Using sectoral funds: Interestingly, in this quarter, 24 of the 40 sectoral funds outperformed the broad market; 16 sectoral schemes figured among the top 30 in terms of performance, across all equity-oriented schemes; quite a few sectoral funds -- especially those focussed on the technology sector -- outperformed the sector-specific indices. In this backdrop, investors need to consider carefully using sectoral funds to derive benefits over the medium to long term.

For instance, an investor who had a 30 per cent weightage to Kothari Pioneer Infotech Fund, 10 per cent to Alliance New Millennium, 20 per cent to Kothari Pioneer FMCG, 20 per cent to a fund with quality non-tech and non-FMCG exposures, such as Alliance Basic Industries, and 20 per cent to an index fund, such as Franklin India Index Fund, would have a suffered a portfolio loss of around 6 per cent. This portfolio may outdo the market in the future too.

This is better than some of the more diversified funds. For instance, one of the better diversified portfolios -- Morgan Stanley Growth Fund -- suffered an NAV decline of close to 15 per cent, while the conservatively structured diversified portfolio (in level of exposure to each stock) of Sundaram Growth Fund suffered a value erosion of around 12 per cent.

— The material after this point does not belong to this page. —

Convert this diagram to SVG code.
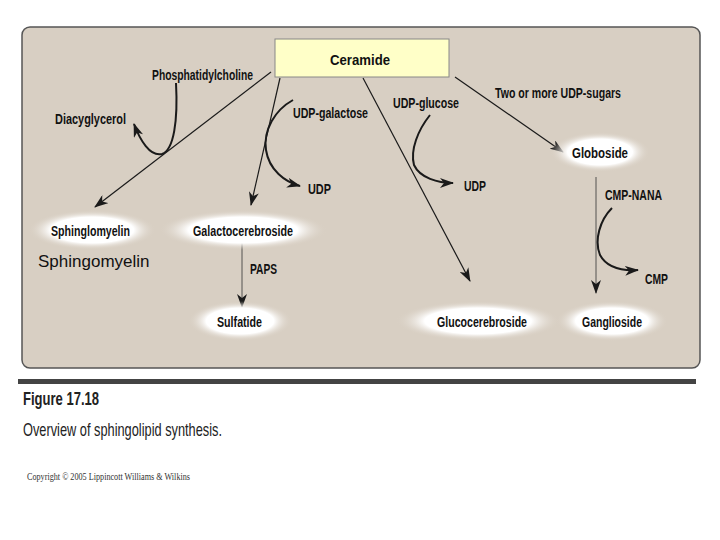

It is evident that in a clearly focussed sectoral fund, the fund managers appear to be making better decisions than in diversified funds. Rare is the diversified fund that has delivered good returns over a long period. Morgan Stanley Growth Fund returned less than 10 per cent per annum despite quite a spectacular comeback in the last four years.

A combination of sectoral funds and an index can give investors the desired level of diversification. The key would be to pick sectoral funds that stick to frontline stocks consistently and do not trade actively. Sectoral funds with a diffused focus, such as Alliance Buy India, Tata Life Sciences and Prudential ICICI Technology, tend to have stocks from two or three sectors whose performances neutralise one another.

That such funds can be avoided is clear from their performance in the latest quarter. Needless to add, it may better to invest when the market has suffered a steep decline and also to use the systematic investment plans (where small amounts can be invested at regular intervals) to neutralise to some extent the timing effect. In funds with a good track record, over time, the returns from such a strategy could be attractive.